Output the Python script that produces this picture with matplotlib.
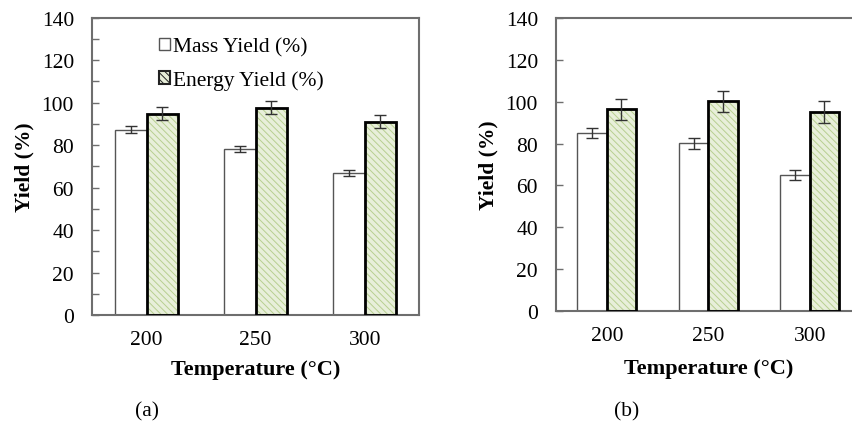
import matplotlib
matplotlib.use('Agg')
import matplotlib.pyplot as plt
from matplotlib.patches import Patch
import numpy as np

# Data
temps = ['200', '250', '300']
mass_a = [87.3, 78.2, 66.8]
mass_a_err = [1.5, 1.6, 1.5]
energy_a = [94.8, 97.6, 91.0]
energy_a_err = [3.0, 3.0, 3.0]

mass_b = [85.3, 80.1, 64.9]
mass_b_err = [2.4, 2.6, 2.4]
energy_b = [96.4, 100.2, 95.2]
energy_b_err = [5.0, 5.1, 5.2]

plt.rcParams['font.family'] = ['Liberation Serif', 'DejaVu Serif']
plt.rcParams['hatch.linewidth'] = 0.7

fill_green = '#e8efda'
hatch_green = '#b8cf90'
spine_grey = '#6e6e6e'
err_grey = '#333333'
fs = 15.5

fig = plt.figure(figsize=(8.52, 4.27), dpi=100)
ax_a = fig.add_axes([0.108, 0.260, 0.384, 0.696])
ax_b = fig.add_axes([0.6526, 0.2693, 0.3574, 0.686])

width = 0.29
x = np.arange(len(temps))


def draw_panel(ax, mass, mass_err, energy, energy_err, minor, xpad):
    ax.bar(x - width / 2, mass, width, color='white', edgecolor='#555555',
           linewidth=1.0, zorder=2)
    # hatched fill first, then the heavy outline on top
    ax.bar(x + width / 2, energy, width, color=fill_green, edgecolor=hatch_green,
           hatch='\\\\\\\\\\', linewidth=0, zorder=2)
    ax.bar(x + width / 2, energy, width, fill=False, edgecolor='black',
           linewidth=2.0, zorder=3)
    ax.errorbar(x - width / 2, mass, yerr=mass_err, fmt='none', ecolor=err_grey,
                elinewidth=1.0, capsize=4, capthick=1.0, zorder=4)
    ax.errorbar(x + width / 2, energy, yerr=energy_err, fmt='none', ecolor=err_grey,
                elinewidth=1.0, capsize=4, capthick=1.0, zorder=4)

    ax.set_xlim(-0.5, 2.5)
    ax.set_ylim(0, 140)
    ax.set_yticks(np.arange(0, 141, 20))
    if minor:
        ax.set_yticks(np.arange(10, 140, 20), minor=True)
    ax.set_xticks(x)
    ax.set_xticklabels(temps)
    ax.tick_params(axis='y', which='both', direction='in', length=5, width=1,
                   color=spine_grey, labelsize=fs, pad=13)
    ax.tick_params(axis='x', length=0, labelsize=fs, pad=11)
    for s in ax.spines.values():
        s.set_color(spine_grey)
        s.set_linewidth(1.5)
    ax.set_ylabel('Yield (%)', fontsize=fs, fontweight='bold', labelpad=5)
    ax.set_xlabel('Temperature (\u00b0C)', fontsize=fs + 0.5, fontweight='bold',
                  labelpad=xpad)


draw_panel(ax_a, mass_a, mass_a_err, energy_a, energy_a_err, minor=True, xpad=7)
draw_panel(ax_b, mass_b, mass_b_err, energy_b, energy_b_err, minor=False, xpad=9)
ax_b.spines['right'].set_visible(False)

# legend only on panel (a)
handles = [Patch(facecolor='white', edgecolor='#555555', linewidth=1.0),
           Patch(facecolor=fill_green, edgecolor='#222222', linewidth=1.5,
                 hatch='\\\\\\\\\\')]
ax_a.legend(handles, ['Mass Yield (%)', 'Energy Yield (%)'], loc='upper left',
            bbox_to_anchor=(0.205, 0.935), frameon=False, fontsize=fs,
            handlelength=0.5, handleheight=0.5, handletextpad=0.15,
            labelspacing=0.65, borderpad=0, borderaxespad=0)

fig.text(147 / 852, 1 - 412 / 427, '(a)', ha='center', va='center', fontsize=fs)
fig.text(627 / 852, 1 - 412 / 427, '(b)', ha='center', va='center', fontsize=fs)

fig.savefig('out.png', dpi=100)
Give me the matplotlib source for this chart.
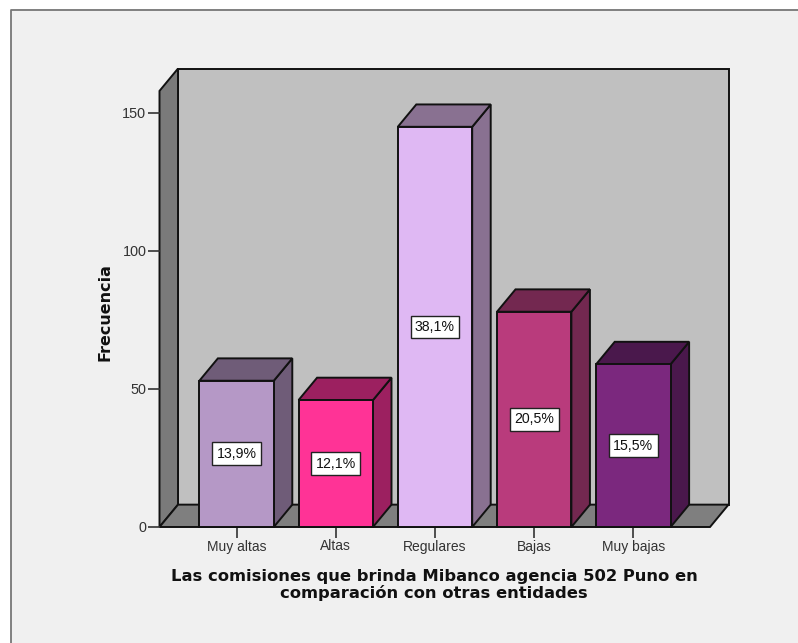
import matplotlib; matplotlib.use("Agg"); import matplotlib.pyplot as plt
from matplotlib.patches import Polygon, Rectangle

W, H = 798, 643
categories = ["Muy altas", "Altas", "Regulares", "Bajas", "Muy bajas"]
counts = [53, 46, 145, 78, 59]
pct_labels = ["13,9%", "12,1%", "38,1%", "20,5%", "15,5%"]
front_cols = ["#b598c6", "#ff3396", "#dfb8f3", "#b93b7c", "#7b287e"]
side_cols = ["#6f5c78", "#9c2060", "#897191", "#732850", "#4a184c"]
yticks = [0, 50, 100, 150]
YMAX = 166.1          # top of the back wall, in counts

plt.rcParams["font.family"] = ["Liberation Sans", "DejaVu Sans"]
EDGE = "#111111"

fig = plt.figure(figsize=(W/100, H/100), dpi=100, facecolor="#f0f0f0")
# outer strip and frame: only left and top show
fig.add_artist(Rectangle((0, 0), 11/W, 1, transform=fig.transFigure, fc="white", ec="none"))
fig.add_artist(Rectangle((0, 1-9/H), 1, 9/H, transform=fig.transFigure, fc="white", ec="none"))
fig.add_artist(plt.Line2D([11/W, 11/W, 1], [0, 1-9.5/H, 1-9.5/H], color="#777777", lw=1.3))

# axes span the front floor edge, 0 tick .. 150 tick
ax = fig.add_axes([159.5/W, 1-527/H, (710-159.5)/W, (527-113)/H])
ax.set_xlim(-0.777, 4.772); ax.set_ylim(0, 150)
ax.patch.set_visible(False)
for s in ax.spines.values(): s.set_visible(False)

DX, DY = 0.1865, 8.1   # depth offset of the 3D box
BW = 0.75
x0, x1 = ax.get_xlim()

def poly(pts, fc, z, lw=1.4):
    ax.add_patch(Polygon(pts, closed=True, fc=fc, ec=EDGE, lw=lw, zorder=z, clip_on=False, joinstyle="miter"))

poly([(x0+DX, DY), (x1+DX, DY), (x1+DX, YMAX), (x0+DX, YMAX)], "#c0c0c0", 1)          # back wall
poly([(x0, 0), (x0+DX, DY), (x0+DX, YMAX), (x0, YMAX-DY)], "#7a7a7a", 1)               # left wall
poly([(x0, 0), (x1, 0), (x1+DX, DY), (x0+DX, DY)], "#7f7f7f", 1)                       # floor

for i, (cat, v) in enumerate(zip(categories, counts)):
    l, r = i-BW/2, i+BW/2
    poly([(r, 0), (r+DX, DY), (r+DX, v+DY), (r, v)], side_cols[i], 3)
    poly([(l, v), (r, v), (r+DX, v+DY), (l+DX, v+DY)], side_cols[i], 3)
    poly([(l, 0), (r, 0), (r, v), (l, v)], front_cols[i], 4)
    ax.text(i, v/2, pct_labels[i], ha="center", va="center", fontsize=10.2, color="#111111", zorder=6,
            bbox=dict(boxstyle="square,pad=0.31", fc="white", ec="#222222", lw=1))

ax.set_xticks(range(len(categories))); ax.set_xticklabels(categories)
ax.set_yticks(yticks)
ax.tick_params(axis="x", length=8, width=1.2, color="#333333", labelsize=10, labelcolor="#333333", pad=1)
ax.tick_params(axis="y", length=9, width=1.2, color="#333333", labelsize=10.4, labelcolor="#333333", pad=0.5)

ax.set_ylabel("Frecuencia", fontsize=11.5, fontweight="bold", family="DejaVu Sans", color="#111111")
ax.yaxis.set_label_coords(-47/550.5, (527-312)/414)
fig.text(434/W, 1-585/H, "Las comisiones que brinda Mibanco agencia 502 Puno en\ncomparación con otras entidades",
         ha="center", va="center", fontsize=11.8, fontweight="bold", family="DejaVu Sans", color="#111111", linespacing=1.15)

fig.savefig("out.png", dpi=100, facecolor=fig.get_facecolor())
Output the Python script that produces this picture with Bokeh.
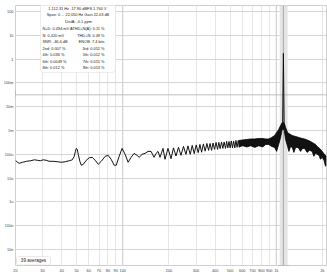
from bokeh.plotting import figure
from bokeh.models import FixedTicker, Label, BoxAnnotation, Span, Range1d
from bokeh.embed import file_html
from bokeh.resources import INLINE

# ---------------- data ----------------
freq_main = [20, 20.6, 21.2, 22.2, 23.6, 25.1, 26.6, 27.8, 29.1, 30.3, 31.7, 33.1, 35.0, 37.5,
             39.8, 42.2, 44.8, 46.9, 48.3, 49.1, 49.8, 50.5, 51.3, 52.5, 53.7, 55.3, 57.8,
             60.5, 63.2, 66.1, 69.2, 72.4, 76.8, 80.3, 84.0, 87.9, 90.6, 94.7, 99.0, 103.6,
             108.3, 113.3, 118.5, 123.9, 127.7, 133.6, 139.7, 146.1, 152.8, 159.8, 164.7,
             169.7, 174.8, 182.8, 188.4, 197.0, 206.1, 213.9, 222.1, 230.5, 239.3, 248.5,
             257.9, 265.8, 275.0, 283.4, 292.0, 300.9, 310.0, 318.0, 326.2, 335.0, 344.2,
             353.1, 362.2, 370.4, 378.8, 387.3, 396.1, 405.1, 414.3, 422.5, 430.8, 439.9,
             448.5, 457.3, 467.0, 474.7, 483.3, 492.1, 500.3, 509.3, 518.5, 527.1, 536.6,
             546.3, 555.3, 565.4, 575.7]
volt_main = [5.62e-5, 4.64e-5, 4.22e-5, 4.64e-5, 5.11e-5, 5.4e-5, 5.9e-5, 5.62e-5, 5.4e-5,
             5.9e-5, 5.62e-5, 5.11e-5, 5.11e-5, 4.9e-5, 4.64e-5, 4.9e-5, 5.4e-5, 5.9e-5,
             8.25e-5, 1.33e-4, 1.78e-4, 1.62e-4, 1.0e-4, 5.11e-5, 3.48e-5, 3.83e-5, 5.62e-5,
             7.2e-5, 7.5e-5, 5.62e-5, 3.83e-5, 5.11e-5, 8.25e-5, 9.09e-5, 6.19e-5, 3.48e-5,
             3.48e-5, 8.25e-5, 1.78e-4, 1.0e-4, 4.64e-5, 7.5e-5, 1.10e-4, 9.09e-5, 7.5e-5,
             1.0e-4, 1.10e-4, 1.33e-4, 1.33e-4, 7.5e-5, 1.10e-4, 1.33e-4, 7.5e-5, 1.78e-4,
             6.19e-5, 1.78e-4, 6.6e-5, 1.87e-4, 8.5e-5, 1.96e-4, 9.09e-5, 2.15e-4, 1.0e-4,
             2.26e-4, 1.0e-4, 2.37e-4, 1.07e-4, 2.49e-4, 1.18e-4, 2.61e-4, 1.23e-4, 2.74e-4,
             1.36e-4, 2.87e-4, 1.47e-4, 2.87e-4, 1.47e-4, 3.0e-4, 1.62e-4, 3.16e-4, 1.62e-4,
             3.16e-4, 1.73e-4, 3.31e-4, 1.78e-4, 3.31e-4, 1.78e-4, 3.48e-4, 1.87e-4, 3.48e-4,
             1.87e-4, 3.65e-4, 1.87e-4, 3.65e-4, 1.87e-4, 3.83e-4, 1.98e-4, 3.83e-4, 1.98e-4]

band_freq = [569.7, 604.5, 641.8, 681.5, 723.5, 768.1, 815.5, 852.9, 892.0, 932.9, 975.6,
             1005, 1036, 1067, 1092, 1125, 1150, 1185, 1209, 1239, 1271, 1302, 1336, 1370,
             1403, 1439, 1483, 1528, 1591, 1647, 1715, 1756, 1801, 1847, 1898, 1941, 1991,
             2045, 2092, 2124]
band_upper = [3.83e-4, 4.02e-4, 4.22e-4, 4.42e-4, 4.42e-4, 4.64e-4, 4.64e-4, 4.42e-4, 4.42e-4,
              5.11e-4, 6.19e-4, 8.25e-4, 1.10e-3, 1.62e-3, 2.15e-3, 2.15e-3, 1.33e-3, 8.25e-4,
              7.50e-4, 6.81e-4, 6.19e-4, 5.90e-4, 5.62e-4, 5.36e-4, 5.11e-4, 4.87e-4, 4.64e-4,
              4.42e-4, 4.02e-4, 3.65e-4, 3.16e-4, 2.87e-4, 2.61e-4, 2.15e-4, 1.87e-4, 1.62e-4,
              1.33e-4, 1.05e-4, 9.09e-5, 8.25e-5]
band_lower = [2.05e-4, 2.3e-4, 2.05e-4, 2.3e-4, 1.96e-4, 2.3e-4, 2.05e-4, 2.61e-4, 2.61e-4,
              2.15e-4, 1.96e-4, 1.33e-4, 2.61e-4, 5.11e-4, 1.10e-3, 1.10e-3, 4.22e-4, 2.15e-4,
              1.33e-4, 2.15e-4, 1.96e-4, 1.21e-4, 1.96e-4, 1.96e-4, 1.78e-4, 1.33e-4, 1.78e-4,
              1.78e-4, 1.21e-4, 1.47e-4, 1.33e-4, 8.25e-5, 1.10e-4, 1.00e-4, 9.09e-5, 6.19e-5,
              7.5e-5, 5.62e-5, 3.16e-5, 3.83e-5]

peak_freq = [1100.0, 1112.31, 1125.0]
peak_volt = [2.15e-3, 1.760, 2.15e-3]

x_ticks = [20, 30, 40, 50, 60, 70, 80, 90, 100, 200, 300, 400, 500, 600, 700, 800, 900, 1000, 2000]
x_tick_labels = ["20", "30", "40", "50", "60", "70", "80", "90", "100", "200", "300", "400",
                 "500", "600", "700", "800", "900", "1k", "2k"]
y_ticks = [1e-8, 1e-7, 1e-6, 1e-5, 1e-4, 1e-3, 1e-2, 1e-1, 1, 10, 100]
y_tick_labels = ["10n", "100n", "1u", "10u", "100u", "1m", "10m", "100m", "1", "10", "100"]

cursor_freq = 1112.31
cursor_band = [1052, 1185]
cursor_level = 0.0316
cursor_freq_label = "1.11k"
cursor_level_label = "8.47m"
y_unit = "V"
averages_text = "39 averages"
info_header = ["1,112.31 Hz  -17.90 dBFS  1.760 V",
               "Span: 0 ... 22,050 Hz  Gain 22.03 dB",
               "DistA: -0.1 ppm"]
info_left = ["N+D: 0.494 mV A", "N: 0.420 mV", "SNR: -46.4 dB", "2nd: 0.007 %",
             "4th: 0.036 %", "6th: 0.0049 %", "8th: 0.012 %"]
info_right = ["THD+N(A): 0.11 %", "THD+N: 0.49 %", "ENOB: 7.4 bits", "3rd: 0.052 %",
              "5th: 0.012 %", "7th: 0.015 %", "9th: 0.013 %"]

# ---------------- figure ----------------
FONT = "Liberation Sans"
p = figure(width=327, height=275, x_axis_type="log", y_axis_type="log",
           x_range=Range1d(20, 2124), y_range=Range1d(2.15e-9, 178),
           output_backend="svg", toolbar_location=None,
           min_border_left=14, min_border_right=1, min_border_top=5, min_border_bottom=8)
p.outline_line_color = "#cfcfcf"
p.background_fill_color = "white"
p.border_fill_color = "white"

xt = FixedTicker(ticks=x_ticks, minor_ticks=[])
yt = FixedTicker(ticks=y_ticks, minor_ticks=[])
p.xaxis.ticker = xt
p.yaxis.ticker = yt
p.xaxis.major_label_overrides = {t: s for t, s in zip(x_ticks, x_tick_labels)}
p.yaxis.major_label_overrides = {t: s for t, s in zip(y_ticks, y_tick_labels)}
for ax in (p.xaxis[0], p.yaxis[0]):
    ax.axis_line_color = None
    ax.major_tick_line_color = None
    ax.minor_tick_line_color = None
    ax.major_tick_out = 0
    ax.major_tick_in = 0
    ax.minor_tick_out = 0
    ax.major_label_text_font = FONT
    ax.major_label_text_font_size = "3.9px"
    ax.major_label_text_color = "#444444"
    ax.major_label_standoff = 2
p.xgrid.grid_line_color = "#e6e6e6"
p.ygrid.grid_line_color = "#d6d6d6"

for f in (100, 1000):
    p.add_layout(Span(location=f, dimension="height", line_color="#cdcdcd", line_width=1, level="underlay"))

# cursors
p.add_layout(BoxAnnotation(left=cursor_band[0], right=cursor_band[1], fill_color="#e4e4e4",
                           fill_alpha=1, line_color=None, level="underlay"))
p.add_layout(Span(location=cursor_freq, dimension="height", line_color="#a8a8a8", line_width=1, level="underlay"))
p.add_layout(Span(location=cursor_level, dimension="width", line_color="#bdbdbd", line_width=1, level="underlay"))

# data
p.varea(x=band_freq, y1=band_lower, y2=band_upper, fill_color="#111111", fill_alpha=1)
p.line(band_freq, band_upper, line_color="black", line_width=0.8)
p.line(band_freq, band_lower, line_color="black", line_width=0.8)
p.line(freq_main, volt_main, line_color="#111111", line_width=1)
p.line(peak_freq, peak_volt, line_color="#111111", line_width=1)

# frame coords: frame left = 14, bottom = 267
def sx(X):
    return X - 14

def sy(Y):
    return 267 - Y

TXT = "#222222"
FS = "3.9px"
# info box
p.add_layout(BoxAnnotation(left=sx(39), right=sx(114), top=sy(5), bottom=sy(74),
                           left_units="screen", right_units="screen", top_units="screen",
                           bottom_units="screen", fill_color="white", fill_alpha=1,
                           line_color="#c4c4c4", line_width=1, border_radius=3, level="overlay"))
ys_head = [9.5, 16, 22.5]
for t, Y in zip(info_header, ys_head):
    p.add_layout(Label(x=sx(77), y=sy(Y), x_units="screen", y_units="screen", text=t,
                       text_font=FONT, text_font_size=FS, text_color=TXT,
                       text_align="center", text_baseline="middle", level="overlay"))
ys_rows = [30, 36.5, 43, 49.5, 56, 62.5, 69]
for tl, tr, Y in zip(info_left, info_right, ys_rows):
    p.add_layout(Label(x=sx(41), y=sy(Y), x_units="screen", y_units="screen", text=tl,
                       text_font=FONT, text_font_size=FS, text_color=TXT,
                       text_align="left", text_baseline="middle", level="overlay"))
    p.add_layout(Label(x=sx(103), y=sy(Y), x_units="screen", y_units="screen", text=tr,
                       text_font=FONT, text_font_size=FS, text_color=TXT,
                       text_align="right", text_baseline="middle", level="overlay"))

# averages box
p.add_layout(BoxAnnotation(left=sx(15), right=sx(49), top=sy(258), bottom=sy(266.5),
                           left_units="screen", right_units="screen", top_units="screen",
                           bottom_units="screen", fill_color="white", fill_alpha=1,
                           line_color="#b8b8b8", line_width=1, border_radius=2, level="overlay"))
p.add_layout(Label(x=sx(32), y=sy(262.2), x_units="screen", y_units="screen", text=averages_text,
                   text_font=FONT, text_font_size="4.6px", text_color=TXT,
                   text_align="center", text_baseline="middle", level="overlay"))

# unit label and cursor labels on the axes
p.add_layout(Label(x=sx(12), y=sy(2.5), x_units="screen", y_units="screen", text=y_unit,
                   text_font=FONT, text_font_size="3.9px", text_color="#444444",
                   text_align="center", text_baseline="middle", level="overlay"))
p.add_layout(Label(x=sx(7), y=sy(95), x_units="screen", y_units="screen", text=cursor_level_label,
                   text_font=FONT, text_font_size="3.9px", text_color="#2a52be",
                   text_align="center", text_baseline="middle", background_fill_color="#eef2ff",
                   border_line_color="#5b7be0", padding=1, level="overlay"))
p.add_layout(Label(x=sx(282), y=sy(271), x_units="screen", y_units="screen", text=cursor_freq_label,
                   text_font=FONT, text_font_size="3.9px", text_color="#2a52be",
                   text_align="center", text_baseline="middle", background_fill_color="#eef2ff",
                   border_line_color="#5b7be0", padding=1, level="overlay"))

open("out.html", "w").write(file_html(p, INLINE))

> [Required work] Take the records from their first line through the line containing "ax_b = fig.add_axes([0.6526, 0.2693, 0.3574, 0.686])" and please return exactly those lines, both ends included, minus the pictures.

> [Full solution]
Output the Python script that produces this picture with matplotlib.
import matplotlib
matplotlib.use('Agg')
import matplotlib.pyplot as plt
from matplotlib.patches import Patch
import numpy as np

# Data
temps = ['200', '250', '300']
mass_a = [87.3, 78.2, 66.8]
mass_a_err = [1.5, 1.6, 1.5]
energy_a = [94.8, 97.6, 91.0]
energy_a_err = [3.0, 3.0, 3.0]

mass_b = [85.3, 80.1, 64.9]
mass_b_err = [2.4, 2.6, 2.4]
energy_b = [96.4, 100.2, 95.2]
energy_b_err = [5.0, 5.1, 5.2]

plt.rcParams['font.family'] = ['Liberation Serif', 'DejaVu Serif']
plt.rcParams['hatch.linewidth'] = 0.7

fill_green = '#e8efda'
hatch_green = '#b8cf90'
spine_grey = '#6e6e6e'
err_grey = '#333333'
fs = 15.5

fig = plt.figure(figsize=(8.52, 4.27), dpi=100)
ax_a = fig.add_axes([0.108, 0.260, 0.384, 0.696])
ax_b = fig.add_axes([0.6526, 0.2693, 0.3574, 0.686])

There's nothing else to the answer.